You can also manually designate a replacement jar to be used rather
than fetching the jar from maven, either as a pipeline option or (as
of the next release) as an environment variable. The format is a json
mapping from gradle targets (which is how we identify these jars) to
local files (or urls). For example, pass
--beam_services='{":sdks:java:extensions:sql:expansion-service:shadowJar":
"/path/to/your/copy.jar"}'
to use the local jar to automatically expand your SQL transforms.
See the docs at
https://github.com/apache/beam/blob/7e95776a8d08ef738be49ef47842029c306f2bf5/sdks/python/apache_beam/options/pipeline_options.py#L587
On Tue, Jan 23, 2024 at 5:59 PM Chamikara Jayalath via user
<[email protected]> wrote:
>
> The expansion service jar is needed since sql.py includes cross-language
> transforms that use the Java implementation behind the hood.
>
> Once downloaded, the jar is cached, and subsequent jobs should use the jar
> from that location.
>
> If you want to use a locally available jar, you can manually startup an
> expansion service [1] and point the Python SQL transform to that [2].
>
> Thanks,
> Cham
>
> [1]
> https://beam.apache.org/documentation/sdks/python-multi-language-pipelines/#choose-an-expansion-service
> [2]
> https://github.com/apache/beam/blob/7ff25d896250508570b27683bc76523ac2fe3210/sdks/python/apache_beam/transforms/sql.py#L84
>
> On Tue, Jan 23, 2024 at 3:57 PM Mark Striebeck <[email protected]>
> wrote:
>>
>> Hi,
>>
>> Sorry, this question seems so obvious that I'm sure it came up before. But I
>> couldn't find anything in the docs or the mail archives. Feel free to point
>> me in the right direction...
>>
>> We are using the Python API for Beam. Recently we started using Beam SQL -
>> which apparently needs a jar file that is not provided with the Python Pip
>> package. When I run tests,I can see that Beam downloads
>> beam-sdks-java-extensions-sql-expansion-service-2.52.0.jar and unpacks it
>> into ~/.apache_beam and uses it to start an RPC server.
>>
>> While this works for local testing, I am trying to figure out how to work
>> this into our CI and deployment process.
>>
>> Preferably would be to download a pip package that has this jar (and others)

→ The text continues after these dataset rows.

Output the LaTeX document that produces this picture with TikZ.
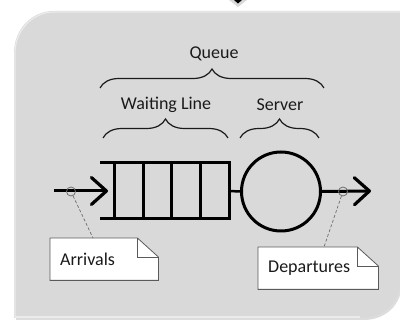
\documentclass[tikz,border=0pt]{standalone}
\usepackage{fontspec}
\setmainfont{Carlito}
\usetikzlibrary{decorations.pathreplacing,arrows.meta,calc}
\definecolor{panelfill}{HTML}{D9D9D9}
\definecolor{panelrim}{HTML}{EBEBEB}
\definecolor{inkgray}{HTML}{6E6E6E}
\definecolor{notegray}{HTML}{5A5A5A}
\definecolor{txt}{HTML}{1A1A1A}
\begin{document}
\begin{tikzpicture}[x=1pt,y=-1pt,
  lbl/.style={font=\fontsize{18}{20}\selectfont, text=txt, inner sep=0pt},
  bracket/.style={decorate, decoration={brace, amplitude=19pt}, line width=1.2pt, draw=txt},
  flow/.style={line width=3pt, -{Straight Barb[length=15pt, width=27pt, line width=3.2pt, round]}},
  tap/.style={circle, draw=inkgray, line width=0.8pt, minimum size=9pt, inner sep=0pt},
  leader/.style={draw=inkgray, dashed, dash pattern=on 3pt off 2pt, line width=0.7pt},
  notebox/.style={rectangle, minimum height=42pt, inner sep=0pt},
  notefold/.style={draw=notegray, line width=0.8pt},
]
\useasboundingbox (0,0) rectangle (400,323);

% outer panel: soft shadow, white rim, grey body
\fill[gray!45, opacity=0.6] (16,320) -- (16,51) .. controls (16,30) and (33,13) .. (56,13)
  -- (402,13) -- (402,283) .. controls (402,305) and (385,320) .. (364,320) -- cycle;
\draw[white, line width=3pt] (14,318) -- (14,53) .. controls (14,30) and (31,11) .. (54,11)
  -- (402,11);
\fill[panelfill] (14,318) -- (14,53) .. controls (14,30) and (31,11) .. (54,11)
  -- (400,11) -- (400,283) .. controls (400,303) and (383,318) .. (362,318) -- cycle;
\draw[panelrim, line width=1.2pt] (15,317) -- (15,53) .. controls (15,31) and (32,12) .. (54,12)
  -- (400,12);
\draw[panelrim, line width=1.2pt] (15,317) -- (360,317);

% partial dark mark cut by the upper edge
\fill[gray!60, opacity=0.5] (229,0) -- (247,0) -- (238,7) -- cycle;
\fill[black] (234,0) -- (242,0) -- (238,3.5) -- cycle;

% labels and braces
\node[lbl] (queue) at (214,54) {Queue};
\node[lbl] (wait) at (166,105) {Waiting Line};
\node[lbl] (server) at (280,105) {Server};
\coordinate (qbL) at (100,88);
\coordinate (qbR) at (324,88);
\draw[bracket] (qbL) -- (qbR);
\coordinate (wbL) at (103,138);
\coordinate (wbR) at (228,138);
\draw[bracket] (wbL) -- (wbR);
\coordinate (sbL) at (240,138);
\coordinate (sbR) at (319,138);
\draw[bracket] (sbL) -- (sbR);

% waiting line buffer
\coordinate (wlTL) at (100,163);
\coordinate (wlBL) at (100,219);
\coordinate (wlTR) at (229,163);
\coordinate (wlBR) at (229,219);
\coordinate (wlE) at (229,191);
\draw[line width=3pt] (wlTL) -- (wlTR) -- (wlBR) -- (wlBL);
\foreach \cx in {114.5,143,171.5,200}
  \draw[line width=3pt] (\cx,163) -- (\cx,219);

% server
\node[circle, draw, line width=3pt, minimum size=79pt, inner sep=0pt] (srv) at (281,191.5) {};
\draw[line width=2.5pt] (wlE) -- (srv.west);

% arrivals and departures flow
\coordinate (inStart) at (54,191);
\coordinate (inEnd) at (108,191);
\draw[flow] (inStart) -- (inEnd);
\coordinate (outEnd) at (371,191);
\draw[flow] (srv.east) -- (outEnd);

% annotation taps
\node[tap] (arrTap) at (71,191.5) {};
\node[tap] (depTap) at (343,191.5) {};

% notes with folded corner
\node[notebox, minimum width=108pt, anchor=north west] (arrNote) at (50,238) {};
\node[notebox, minimum width=120pt, anchor=north west] (depNote) at (258,247) {};
\foreach \n in {arrNote,depNote}{
  \filldraw[notefold, fill=white] (\n.north west) -- ($(\n.north east)+(-21,0)$)
    -- ($(\n.north east)+(0,19)$) -- (\n.south east) -- (\n.south west) -- cycle;
  \draw[notefold] ($(\n.north east)+(-21,0)$) -- ($(\n.north east)+(-21,19)$)
    -- ($(\n.north east)+(0,19)$);
}
\node[lbl, anchor=west] (arrText) at ($(arrNote.west)+(10,0)$) {Arrivals};
\node[lbl, anchor=west] (depText) at ($(depNote.west)+(10,0)$) {Departures};

% leader lines from taps to notes
\draw[leader] (arrTap) -- ($(arrNote.north west)+(43,0)$);
\draw[leader] (depTap) -- ($(depNote.north west)+(66,0)$);
\end{tikzpicture}
\end{document}
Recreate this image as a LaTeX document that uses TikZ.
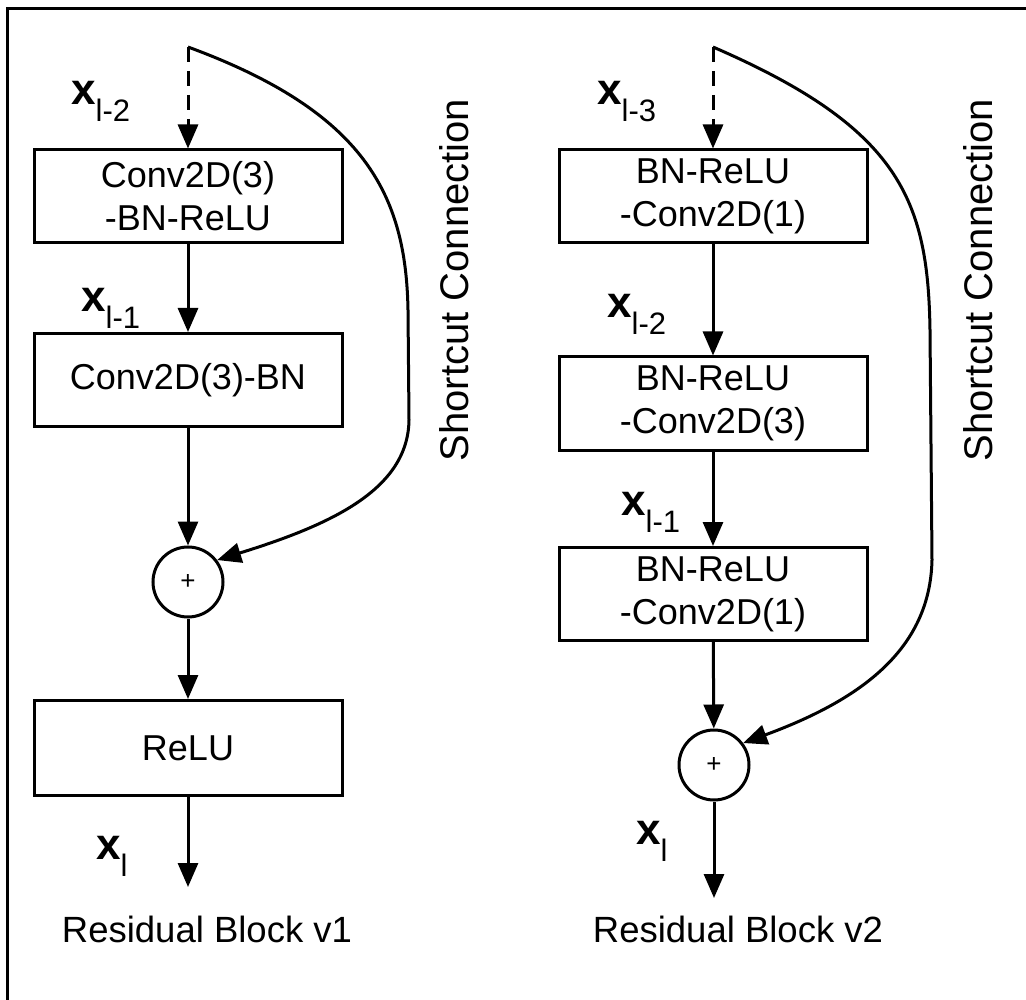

>> in it and just uses it.
>>
>> If that doesn't exist (I couldn't find it), then we'd need to check this jar
>> file into our source tree, so that we can use it for CI but then also make
>> it part of the docker image that we use to run our Beam pipelines on GCP
>> Dataflow. How could I tell Beam to use that file instead of downloading it?
>> I tried obvious settings like CLASSPATH environment variable - but nothing
>> works. Beam always tries to fetch the file from maven.
>>
>> Again, feel free to point me to any relevant mail discussion or web page.
>>
>> Thanks
>> Mark